▶ _Task details_
In the entries below, find the lines with the word "this" and copy them.

▶ _Provided records_

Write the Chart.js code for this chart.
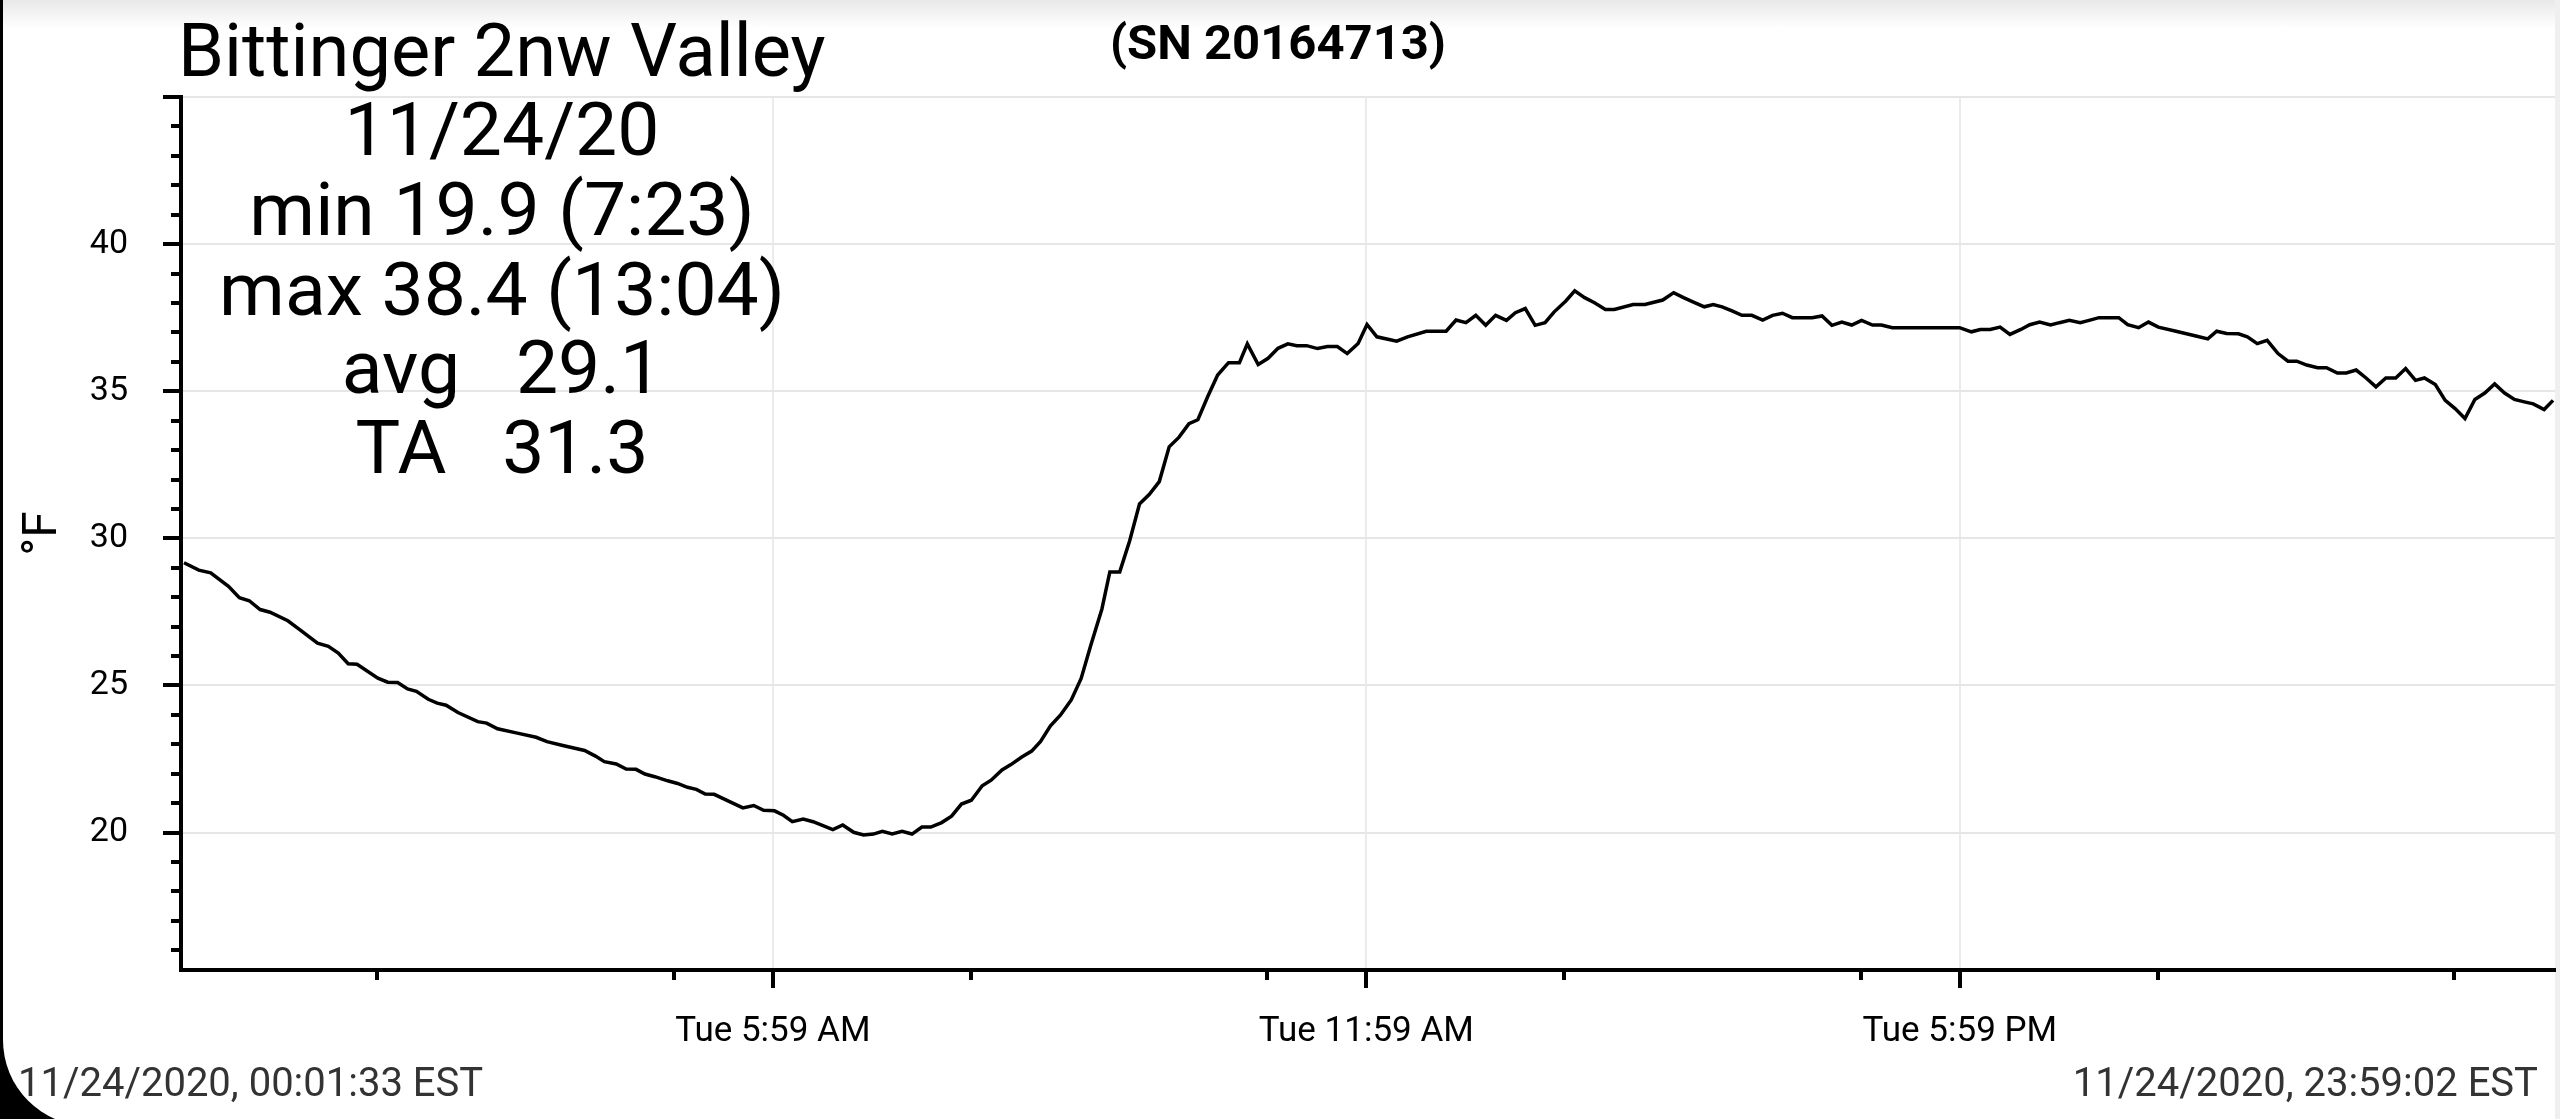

==

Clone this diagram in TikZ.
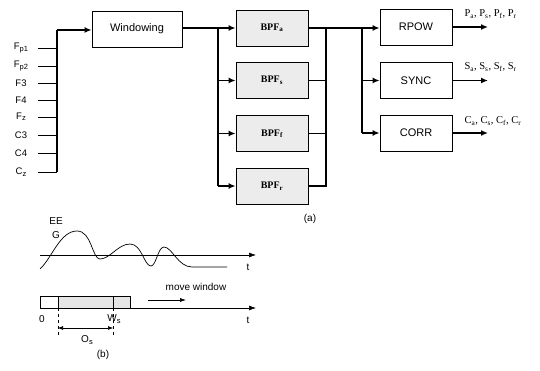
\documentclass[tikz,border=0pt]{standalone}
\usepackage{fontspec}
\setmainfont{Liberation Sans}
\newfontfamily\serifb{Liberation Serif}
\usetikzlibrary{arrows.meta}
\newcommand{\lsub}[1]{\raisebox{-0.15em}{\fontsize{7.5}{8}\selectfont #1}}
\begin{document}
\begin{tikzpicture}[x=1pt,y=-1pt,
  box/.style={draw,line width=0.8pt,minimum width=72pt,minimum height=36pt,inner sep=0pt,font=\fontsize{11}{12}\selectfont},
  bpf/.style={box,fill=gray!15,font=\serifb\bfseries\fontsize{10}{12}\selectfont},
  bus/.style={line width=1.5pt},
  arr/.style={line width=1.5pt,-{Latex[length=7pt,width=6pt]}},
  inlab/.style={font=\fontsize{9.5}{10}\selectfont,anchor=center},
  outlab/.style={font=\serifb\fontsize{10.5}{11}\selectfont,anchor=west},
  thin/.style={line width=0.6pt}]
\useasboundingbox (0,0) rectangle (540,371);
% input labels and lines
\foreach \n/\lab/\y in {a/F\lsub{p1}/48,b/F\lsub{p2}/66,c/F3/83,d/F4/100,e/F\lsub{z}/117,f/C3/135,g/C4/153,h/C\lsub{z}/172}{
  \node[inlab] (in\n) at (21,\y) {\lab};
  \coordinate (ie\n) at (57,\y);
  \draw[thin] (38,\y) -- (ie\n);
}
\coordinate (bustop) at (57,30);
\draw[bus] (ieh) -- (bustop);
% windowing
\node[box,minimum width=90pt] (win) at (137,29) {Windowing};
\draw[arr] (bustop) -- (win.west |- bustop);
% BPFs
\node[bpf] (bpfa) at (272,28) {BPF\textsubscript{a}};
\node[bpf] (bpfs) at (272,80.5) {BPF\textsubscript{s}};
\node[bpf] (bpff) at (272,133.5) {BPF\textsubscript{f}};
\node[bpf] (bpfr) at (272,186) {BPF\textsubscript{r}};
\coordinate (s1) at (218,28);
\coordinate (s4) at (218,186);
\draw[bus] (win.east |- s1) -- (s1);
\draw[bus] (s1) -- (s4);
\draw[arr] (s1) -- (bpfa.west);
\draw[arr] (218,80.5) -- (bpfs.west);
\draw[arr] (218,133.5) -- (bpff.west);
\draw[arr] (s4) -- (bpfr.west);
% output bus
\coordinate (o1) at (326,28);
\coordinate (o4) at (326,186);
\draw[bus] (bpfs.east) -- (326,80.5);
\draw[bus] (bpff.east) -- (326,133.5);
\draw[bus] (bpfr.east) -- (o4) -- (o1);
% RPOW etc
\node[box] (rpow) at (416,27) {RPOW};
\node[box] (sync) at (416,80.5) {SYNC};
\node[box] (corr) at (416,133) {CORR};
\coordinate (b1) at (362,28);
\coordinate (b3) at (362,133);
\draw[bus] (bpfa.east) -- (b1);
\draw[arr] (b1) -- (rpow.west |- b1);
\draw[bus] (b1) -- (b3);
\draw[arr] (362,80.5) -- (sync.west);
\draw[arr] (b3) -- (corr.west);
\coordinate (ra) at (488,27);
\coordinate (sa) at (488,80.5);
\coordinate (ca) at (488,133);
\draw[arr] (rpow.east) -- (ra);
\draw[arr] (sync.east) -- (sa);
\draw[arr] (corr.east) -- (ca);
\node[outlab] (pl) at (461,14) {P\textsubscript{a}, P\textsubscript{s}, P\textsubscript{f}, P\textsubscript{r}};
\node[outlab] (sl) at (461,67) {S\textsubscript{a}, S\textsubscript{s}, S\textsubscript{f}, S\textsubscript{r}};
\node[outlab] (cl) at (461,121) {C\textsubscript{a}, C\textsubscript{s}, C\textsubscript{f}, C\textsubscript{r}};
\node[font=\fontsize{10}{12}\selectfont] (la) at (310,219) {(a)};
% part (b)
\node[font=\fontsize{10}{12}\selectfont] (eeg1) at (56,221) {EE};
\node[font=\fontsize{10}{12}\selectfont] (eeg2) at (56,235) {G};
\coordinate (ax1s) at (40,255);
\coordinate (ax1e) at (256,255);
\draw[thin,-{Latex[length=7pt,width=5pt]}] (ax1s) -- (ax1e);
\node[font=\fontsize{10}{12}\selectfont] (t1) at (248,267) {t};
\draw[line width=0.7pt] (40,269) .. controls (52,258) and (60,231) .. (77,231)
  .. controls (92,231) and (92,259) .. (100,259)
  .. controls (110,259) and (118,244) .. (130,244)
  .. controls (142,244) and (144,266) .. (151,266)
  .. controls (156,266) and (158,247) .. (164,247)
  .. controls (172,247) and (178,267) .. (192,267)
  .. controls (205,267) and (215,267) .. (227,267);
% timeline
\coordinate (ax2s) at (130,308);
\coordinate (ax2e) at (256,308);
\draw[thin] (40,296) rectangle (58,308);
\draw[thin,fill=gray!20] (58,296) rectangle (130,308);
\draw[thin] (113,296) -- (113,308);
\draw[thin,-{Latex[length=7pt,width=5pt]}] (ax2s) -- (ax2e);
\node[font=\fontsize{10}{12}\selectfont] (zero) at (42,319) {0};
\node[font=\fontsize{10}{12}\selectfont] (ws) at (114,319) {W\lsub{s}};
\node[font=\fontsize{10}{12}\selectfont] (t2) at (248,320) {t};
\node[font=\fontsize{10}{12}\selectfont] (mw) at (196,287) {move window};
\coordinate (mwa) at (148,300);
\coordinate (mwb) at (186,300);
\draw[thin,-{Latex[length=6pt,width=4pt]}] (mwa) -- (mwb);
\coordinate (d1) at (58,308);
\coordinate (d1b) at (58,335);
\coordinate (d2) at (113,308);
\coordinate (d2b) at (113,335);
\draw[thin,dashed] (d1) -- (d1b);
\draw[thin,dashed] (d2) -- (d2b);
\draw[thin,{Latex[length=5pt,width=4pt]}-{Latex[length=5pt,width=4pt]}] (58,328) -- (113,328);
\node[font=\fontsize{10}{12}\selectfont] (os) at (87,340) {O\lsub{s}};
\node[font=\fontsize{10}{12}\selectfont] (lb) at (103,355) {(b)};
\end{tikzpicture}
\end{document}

▶ _Output_
Write the Chart.js code for this chart.
Clone this diagram in TikZ.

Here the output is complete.